▶ _Prompt_:
Write the material out again in full, word for word. Do not include the pictures.

▶ _Data segment_:
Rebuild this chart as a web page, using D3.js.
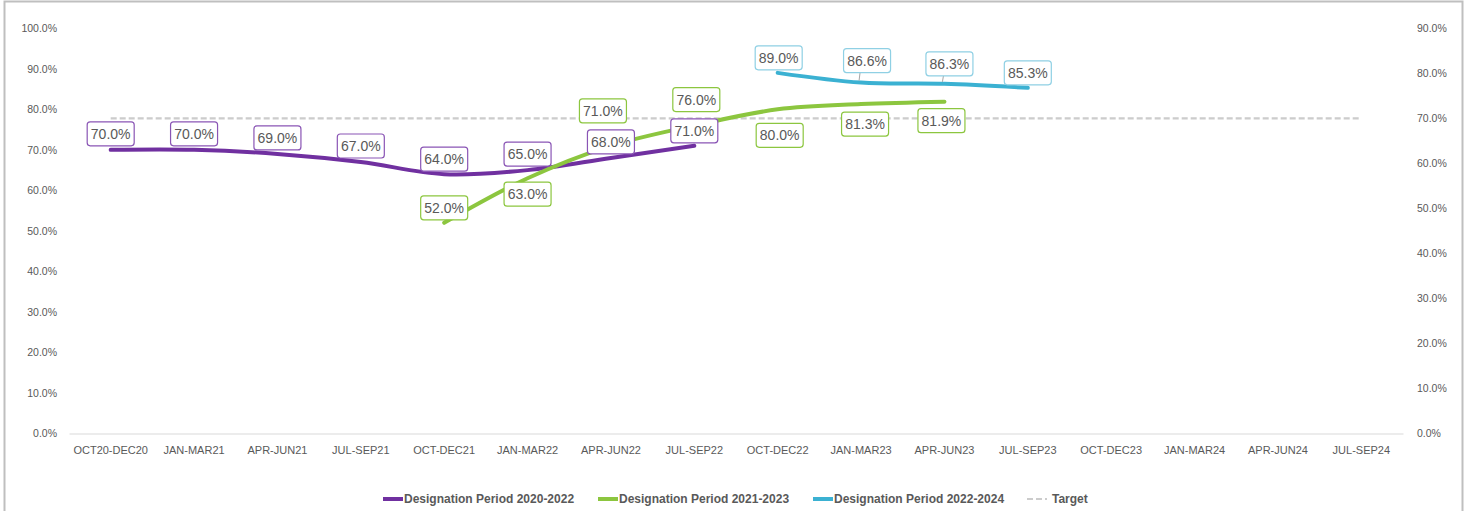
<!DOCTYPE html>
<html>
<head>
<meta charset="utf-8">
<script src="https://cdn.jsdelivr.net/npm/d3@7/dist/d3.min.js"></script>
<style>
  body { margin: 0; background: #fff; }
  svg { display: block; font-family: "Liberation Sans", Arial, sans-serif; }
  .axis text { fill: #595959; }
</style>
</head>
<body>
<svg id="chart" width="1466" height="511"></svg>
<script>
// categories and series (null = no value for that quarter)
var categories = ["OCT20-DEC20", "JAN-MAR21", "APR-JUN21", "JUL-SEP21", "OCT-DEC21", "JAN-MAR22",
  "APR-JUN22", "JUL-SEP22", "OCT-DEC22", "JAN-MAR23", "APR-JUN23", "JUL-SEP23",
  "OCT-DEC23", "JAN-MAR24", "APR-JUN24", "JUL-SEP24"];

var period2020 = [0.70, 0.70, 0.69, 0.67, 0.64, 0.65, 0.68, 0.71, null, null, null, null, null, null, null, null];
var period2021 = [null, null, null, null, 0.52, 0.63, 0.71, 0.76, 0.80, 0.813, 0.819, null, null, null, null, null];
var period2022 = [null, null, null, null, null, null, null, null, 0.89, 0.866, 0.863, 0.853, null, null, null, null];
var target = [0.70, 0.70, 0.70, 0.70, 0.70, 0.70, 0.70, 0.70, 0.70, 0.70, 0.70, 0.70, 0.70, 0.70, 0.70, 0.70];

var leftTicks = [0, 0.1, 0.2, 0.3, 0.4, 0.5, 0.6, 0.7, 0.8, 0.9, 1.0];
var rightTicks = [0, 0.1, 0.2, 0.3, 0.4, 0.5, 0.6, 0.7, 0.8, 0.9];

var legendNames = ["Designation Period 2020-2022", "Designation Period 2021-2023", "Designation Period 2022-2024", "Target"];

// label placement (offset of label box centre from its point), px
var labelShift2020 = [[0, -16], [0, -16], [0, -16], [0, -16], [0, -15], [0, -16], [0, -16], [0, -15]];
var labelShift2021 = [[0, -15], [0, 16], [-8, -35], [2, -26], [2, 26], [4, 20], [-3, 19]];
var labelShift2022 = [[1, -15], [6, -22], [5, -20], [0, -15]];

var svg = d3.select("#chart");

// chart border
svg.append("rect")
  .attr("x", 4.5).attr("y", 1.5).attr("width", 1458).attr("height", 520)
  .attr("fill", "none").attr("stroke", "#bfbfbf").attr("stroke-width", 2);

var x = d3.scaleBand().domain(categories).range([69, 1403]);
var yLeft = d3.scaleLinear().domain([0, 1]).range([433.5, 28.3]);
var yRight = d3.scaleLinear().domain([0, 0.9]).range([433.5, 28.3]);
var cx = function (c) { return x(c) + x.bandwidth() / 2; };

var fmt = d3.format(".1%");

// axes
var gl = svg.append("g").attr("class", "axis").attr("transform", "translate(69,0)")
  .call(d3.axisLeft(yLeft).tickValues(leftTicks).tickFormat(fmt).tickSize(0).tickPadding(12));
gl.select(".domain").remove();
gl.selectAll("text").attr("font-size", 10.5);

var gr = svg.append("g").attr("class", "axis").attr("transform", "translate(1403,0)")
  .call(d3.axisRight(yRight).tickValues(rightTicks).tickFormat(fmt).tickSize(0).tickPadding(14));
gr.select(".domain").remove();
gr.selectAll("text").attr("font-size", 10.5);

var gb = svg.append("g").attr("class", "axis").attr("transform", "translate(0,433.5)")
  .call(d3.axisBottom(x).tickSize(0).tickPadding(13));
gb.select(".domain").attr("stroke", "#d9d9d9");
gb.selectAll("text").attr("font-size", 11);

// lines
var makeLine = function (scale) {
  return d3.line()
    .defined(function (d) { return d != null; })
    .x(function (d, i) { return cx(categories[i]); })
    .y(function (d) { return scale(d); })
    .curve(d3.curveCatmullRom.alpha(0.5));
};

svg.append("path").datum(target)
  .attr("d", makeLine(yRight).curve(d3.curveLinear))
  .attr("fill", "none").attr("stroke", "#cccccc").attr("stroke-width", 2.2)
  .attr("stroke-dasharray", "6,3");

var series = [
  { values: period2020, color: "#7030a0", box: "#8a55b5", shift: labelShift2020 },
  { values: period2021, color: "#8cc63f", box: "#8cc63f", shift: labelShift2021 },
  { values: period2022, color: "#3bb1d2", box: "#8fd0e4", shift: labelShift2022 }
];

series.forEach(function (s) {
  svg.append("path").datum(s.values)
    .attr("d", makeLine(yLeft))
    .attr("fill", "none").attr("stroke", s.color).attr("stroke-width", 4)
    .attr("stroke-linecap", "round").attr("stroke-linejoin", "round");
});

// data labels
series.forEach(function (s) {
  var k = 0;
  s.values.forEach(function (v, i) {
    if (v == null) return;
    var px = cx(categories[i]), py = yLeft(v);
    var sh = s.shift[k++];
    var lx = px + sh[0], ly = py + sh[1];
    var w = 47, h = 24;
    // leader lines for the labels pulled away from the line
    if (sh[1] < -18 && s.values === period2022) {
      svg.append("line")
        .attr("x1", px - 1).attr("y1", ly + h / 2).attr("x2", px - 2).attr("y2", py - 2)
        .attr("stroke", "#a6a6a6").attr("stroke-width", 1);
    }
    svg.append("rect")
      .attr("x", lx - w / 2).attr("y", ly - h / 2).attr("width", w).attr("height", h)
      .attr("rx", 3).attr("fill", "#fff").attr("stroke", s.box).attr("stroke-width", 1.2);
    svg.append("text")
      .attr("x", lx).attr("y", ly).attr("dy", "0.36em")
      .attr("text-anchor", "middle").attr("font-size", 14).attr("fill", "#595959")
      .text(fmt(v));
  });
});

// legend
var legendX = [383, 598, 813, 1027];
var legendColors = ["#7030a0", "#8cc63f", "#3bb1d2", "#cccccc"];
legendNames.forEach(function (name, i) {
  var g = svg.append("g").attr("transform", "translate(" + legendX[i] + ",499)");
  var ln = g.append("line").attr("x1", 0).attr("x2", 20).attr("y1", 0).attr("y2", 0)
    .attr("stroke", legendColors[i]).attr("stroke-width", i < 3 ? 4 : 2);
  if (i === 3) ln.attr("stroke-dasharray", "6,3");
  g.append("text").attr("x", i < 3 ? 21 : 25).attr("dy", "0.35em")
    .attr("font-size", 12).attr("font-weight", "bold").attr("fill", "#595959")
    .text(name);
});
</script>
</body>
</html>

▶ _The response_:
Rebuild this chart as a web page, using D3.js.
<!DOCTYPE html>
<html>
<head>
<meta charset="utf-8">
<script src="https://cdn.jsdelivr.net/npm/d3@7/dist/d3.min.js"></script>
<style>
  body { margin: 0; background: #fff; }
  svg { display: block; font-family: "Liberation Sans", Arial, sans-serif; }
  .axis text { fill: #595959; }
</style>
</head>
<body>
<svg id="chart" width="1466" height="511"></svg>
<script>
// categories and series (null = no value for that quarter)
var categories = ["OCT20-DEC20", "JAN-MAR21", "APR-JUN21", "JUL-SEP21", "OCT-DEC21", "JAN-MAR22",
  "APR-JUN22", "JUL-SEP22", "OCT-DEC22", "JAN-MAR23", "APR-JUN23", "JUL-SEP23",
  "OCT-DEC23", "JAN-MAR24", "APR-JUN24", "JUL-SEP24"];

var period2020 = [0.70, 0.70, 0.69, 0.67, 0.64, 0.65, 0.68, 0.71, null, null, null, null, null, null, null, null];
var period2021 = [null, null, null, null, 0.52, 0.63, 0.71, 0.76, 0.80, 0.813, 0.819, null, null, null, null, null];
var period2022 = [null, null, null, null, null, null, null, null, 0.89, 0.866, 0.863, 0.853, null, null, null, null];
var target = [0.70, 0.70, 0.70, 0.70, 0.70, 0.70, 0.70, 0.70, 0.70, 0.70, 0.70, 0.70, 0.70, 0.70, 0.70, 0.70];

var leftTicks = [0, 0.1, 0.2, 0.3, 0.4, 0.5, 0.6, 0.7, 0.8, 0.9, 1.0];
var rightTicks = [0, 0.1, 0.2, 0.3, 0.4, 0.5, 0.6, 0.7, 0.8, 0.9];

var legendNames = ["Designation Period 2020-2022", "Designation Period 2021-2023", "Designation Period 2022-2024", "Target"];

// label placement (offset of label box centre from its point), px
var labelShift2020 = [[0, -16], [0, -16], [0, -16], [0, -16], [0, -15], [0, -16], [0, -16], [0, -15]];
var labelShift2021 = [[0, -15], [0, 16], [-8, -35], [2, -26], [2, 26], [4, 20], [-3, 19]];
var labelShift2022 = [[1, -15], [6, -22], [5, -20], [0, -15]];

var svg = d3.select("#chart");

// chart border
svg.append("rect")
  .attr("x", 4.5).attr("y", 1.5).attr("width", 1458).attr("height", 520)
  .attr("fill", "none").attr("stroke", "#bfbfbf").attr("stroke-width", 2);

var x = d3.scaleBand().domain(categories).range([69, 1403]);
var yLeft = d3.scaleLinear().domain([0, 1]).range([433.5, 28.3]);
var yRight = d3.scaleLinear().domain([0, 0.9]).range([433.5, 28.3]);
var cx = function (c) { return x(c) + x.bandwidth() / 2; };

var fmt = d3.format(".1%");

// axes
var gl = svg.append("g").attr("class", "axis").attr("transform", "translate(69,0)")
  .call(d3.axisLeft(yLeft).tickValues(leftTicks).tickFormat(fmt).tickSize(0).tickPadding(12));
gl.select(".domain").remove();
gl.selectAll("text").attr("font-size", 10.5);

var gr = svg.append("g").attr("class", "axis").attr("transform", "translate(1403,0)")
  .call(d3.axisRight(yRight).tickValues(rightTicks).tickFormat(fmt).tickSize(0).tickPadding(14));
gr.select(".domain").remove();
gr.selectAll("text").attr("font-size", 10.5);

var gb = svg.append("g").attr("class", "axis").attr("transform", "translate(0,433.5)")
  .call(d3.axisBottom(x).tickSize(0).tickPadding(13));
gb.select(".domain").attr("stroke", "#d9d9d9");
gb.selectAll("text").attr("font-size", 11);

// lines
var makeLine = function (scale) {
  return d3.line()
    .defined(function (d) { return d != null; })
    .x(function (d, i) { return cx(categories[i]); })
    .y(function (d) { return scale(d); })
    .curve(d3.curveCatmullRom.alpha(0.5));
};

svg.append("path").datum(target)
  .attr("d", makeLine(yRight).curve(d3.curveLinear))
  .attr("fill", "none").attr("stroke", "#cccccc").attr("stroke-width", 2.2)
  .attr("stroke-dasharray", "6,3");

var series = [
  { values: period2020, color: "#7030a0", box: "#8a55b5", shift: labelShift2020 },
  { values: period2021, color: "#8cc63f", box: "#8cc63f", shift: labelShift2021 },
  { values: period2022, color: "#3bb1d2", box: "#8fd0e4", shift: labelShift2022 }
];

series.forEach(function (s) {
  svg.append("path").datum(s.values)
    .attr("d", makeLine(yLeft))
    .attr("fill", "none").attr("stroke", s.color).attr("stroke-width", 4)
    .attr("stroke-linecap", "round").attr("stroke-linejoin", "round");
});

// data labels
series.forEach(function (s) {
  var k = 0;
  s.values.forEach(function (v, i) {
    if (v == null) return;
    var px = cx(categories[i]), py = yLeft(v);
    var sh = s.shift[k++];
    var lx = px + sh[0], ly = py + sh[1];
    var w = 47, h = 24;
    // leader lines for the labels pulled away from the line
    if (sh[1] < -18 && s.values === period2022) {
      svg.append("line")
        .attr("x1", px - 1).attr("y1", ly + h / 2).attr("x2", px - 2).attr("y2", py - 2)
        .attr("stroke", "#a6a6a6").attr("stroke-width", 1);
    }
    svg.append("rect")
      .attr("x", lx - w / 2).attr("y", ly - h / 2).attr("width", w).attr("height", h)
      .attr("rx", 3).attr("fill", "#fff").attr("stroke", s.box).attr("stroke-width", 1.2);
    svg.append("text")
      .attr("x", lx).attr("y", ly).attr("dy", "0.36em")
      .attr("text-anchor", "middle").attr("font-size", 14).attr("fill", "#595959")
      .text(fmt(v));
  });
});

// legend
var legendX = [383, 598, 813, 1027];
var legendColors = ["#7030a0", "#8cc63f", "#3bb1d2", "#cccccc"];
legendNames.forEach(function (name, i) {
  var g = svg.append("g").attr("transform", "translate(" + legendX[i] + ",499)");
  var ln = g.append("line").attr("x1", 0).attr("x2", 20).attr("y1", 0).attr("y2", 0)
    .attr("stroke", legendColors[i]).attr("stroke-width", i < 3 ? 4 : 2);
  if (i === 3) ln.attr("stroke-dasharray", "6,3");
  g.append("text").attr("x", i < 3 ? 21 : 25).attr("dy", "0.35em")
    .attr("font-size", 12).attr("font-weight", "bold").attr("fill", "#595959")
    .text(name);
});
</script>
</body>
</html>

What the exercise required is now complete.